The industrialization of America was creating an enormous population of impoverished people that invariably found themselves incarcerated. Berkman memorializes them through his recollection of their life within the prison, especially his accounts of the most mundane and intimate details of their daily activities. He is even capable of distinguishing amongst the guards, recognizing those who sought to make the lives of the prisoners more tolerable. In letters sent to Goldman, reproduced within the book, he began to understand that the violence of the American capitalist system was more sophisticated, and, hence, more effective than the feudal forms of social control practiced in the Czarist Russia from whence he came.

To Goldman's surprise, Berkman did not fully endorse the assassination of McKinley as consistent with anarchist ideals: In Russia, where political oppression is popularly felt, such a deed would be of great value. But the scheme of political subjugation is more subtle in America. And though McKinley was the chief representative of our modern slavery, he could not be considered in the light of a direct and immediate enemy of the people, while in absolutism, the autocrat is visible and tangible. The real despotism of republican institutions is far deeper, more insidious, because it rests upon the popular delusion of self-governance and independence. That is the subtle source of democratic tyranny, and, as such, it cannot be reached with a bullet.

Berkman, it seems, never found a way to politically overcome the violence so effectively interwoven into the American social system. Having rejected assassination in 1901, he apparently returned to it in 1914, when he purportedly participated in a plot to kill Rockefeller after the harsh suppression of strikes in the Colorado mines. For him, the violence of American capitalism could only be overcome through the violence of the workers.

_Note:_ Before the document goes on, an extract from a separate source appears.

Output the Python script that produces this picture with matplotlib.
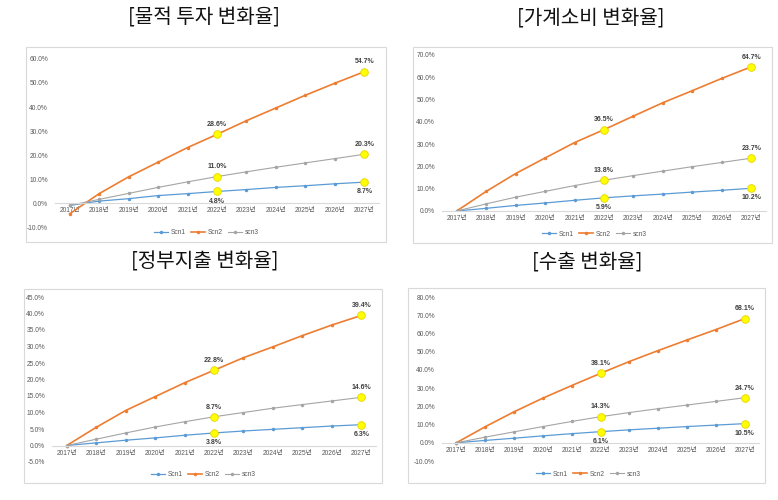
import matplotlib
matplotlib.use("Agg")
import matplotlib.pyplot as plt
from matplotlib.patches import Rectangle

plt.rcParams['font.family'] = ['Liberation Sans', 'Noto Sans CJK KR', 'DejaVu Sans']

W, H = 778, 500

years = ['2017년', '2018년', '2019년', '2020년', '2021년', '2022년',
         '2023년', '2024년', '2025년', '2026년', '2027년']
series_names = ['Scn1', 'Scn2', 'scn3']

# 물적 투자
inv_scn1 = [-1.0, 0.8, 1.8, 3.1, 3.9, 4.8, 5.6, 6.5, 7.2, 8.0, 8.7]
inv_scn2 = [-4.5, 3.9, 10.9, 17.0, 23.1, 28.6, 34.3, 39.6, 44.9, 49.9, 54.7]
inv_scn3 = [-1.0, 1.5, 4.0, 6.5, 8.8, 11.0, 13.0, 14.9, 16.7, 18.5, 20.3]

# 가계소비
cons_scn1 = [0.0, 1.2, 2.5, 3.6, 4.8, 5.9, 6.8, 7.6, 8.5, 9.3, 10.2]
cons_scn2 = [0.0, 8.8, 16.8, 23.8, 30.7, 36.5, 42.6, 48.6, 54.0, 59.5, 64.7]
cons_scn3 = [0.0, 3.2, 6.2, 8.8, 11.4, 13.8, 15.9, 17.9, 19.9, 21.8, 23.7]

# 정부지출
gov_scn1 = [0.0, 0.8, 1.6, 2.3, 3.1, 3.8, 4.4, 4.9, 5.4, 5.9, 6.3]
gov_scn2 = [0.0, 5.5, 10.6, 14.8, 19.0, 22.8, 26.6, 29.9, 33.3, 36.5, 39.4]
gov_scn3 = [0.0, 1.9, 3.8, 5.6, 7.2, 8.7, 10.0, 11.3, 12.4, 13.5, 14.6]

# 수출
exp_scn1 = [0.0, 1.3, 2.5, 3.8, 5.0, 6.1, 7.1, 8.0, 8.9, 9.7, 10.5]
exp_scn2 = [0.0, 8.8, 17.0, 24.5, 31.4, 38.1, 44.6, 50.6, 56.4, 62.1, 68.1]
exp_scn3 = [0.0, 3.1, 6.0, 8.9, 11.7, 14.3, 16.6, 18.7, 20.7, 22.7, 24.7]

titles = ['[물적 투자 변화율]', '[가계소비 변화율]', '[정부지출 변화율]', '[수출 변화율]']
highlight_idx = [5, 10]

colors = ['#5B9BD5', '#ED7D31', '#A5A5A5']
widths = [0.9, 1.2, 0.8]


def fig_box(l, t, r, b):
    return [l / W, 1 - b / H, (r - l) / W, (b - t) / H]


fig = plt.figure(figsize=(W / 100, H / 100), dpi=100)

panels = [
    dict(data=[inv_scn1, inv_scn2, inv_scn3], ax=(55, 59, 379, 227), ylim=(-10, 60), step=10,
         frame=(26, 47, 386, 242), title=(204, 18), legend=(206, 233)),
    dict(data=[cons_scn1, cons_scn2, cons_scn3], ax=(442, 55, 766, 211), ylim=(0, 70), step=10,
         frame=(413, 47, 772, 243), title=(591, 18), legend=(594, 234)),
    dict(data=[gov_scn1, gov_scn2, gov_scn3], ax=(52, 297, 376, 462), ylim=(-5, 45), step=5,
         frame=(24, 289, 382, 483), title=(205, 262), legend=(203, 475)),
    dict(data=[exp_scn1, exp_scn2, exp_scn3], ax=(442, 297, 759, 461), ylim=(-10, 80), step=10,
         frame=(408, 288, 765, 483), title=(587, 262), legend=(588, 474)),
]

x = list(range(len(years)))

for p, title in zip(panels, titles):
    fl, ft, fr, fb = p['frame']
    fig.add_artist(Rectangle((fl / W, 1 - fb / H), (fr - fl) / W, (fb - ft) / H,
                             transform=fig.transFigure, fill=False,
                             edgecolor='#D9D9D9', lw=0.8))
    fig.text(p['title'][0] / W, 1 - p['title'][1] / H, title, ha='center', va='center',
             fontsize=14.5, family=['Noto Sans CJK KR', 'DejaVu Sans'], color='#111111')

    ax = fig.add_axes(fig_box(*p['ax']))
    lines = []
    for vals, name, c, lw in zip(p['data'], series_names, colors, widths):
        ln, = ax.plot(x, vals, color=c, lw=lw, marker='o', markersize=1.5, label=name)
        lines.append(ln)

    # 2022, 2027 강조 점 + 값 라벨
    for k, vals in enumerate(p['data']):
        for i in highlight_idx:
            ax.plot(x[i], vals[i], 'o', markersize=5.5, markerfacecolor='#FFFF00',
                    markeredgecolor='#E6D200', markeredgewidth=0.6, zorder=5)
            off = -7 if k == 0 else 7
            ax.annotate(f"{vals[i]:.1f}%", (x[i], vals[i]), xytext=(0, off),
                        textcoords='offset points', ha='center', va='center',
                        fontsize=5, fontweight='bold', color='#404040', zorder=6)

    lo, hi = p['ylim']
    ax.set_ylim(lo, hi)
    ax.set_xlim(-0.5, len(years) - 0.5)
    ax.set_yticks(list(range(lo, hi + 1, p['step'])))
    ax.set_yticklabels([f"{v:.1f}%" for v in range(lo, hi + 1, p['step'])])
    ax.set_xticks(x)
    ax.set_xticklabels(years)
    for s in ['top', 'right', 'left']:
        ax.spines[s].set_visible(False)
    ax.spines['bottom'].set_position(('data', 0))
    ax.spines['bottom'].set_color('#D9D9D9')
    ax.spines['bottom'].set_linewidth(0.8)
    ax.tick_params(axis='both', length=0, labelsize=4.8, colors='#595959')
    ax.tick_params(axis='y', pad=5)
    ax.tick_params(axis='x', pad=3)
    ax.patch.set_alpha(0)

    ax.legend(handles=lines, loc='center', ncol=3, frameon=False, fontsize=4.8,
              bbox_to_anchor=(p['legend'][0] / W, 1 - p['legend'][1] / H),
              bbox_transform=fig.transFigure, handlelength=2.2, columnspacing=0.8,
              handletextpad=0.3, labelcolor='#595959')

fig.savefig('out.png', dpi=100)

It is easy to dismiss Berkman in an age where the non-violence of Gandhi and King is ascendant. But as one looks around, he remains relevant for his honest engagement with the problem even if he has disappeared into the mists of history. After all, the non-violence of the global left hasn't prevented the predations of the invasion of Iraq and subsequent occupation. Nor has it slowed the relentless process of primative accumulation by global finance capital in sweatshops throughout the lesser developed world. It has been left to the Iraqis themselves to resist through the killing of US troops and their local collaborators, actions condemned by many of the same liberal pacifists who are powerless to protect them, and even the Zapatistas, adored by many on the left, responded to the prospect of cultural genocide by launching attacks throughout Chiapas on January 1, 1994.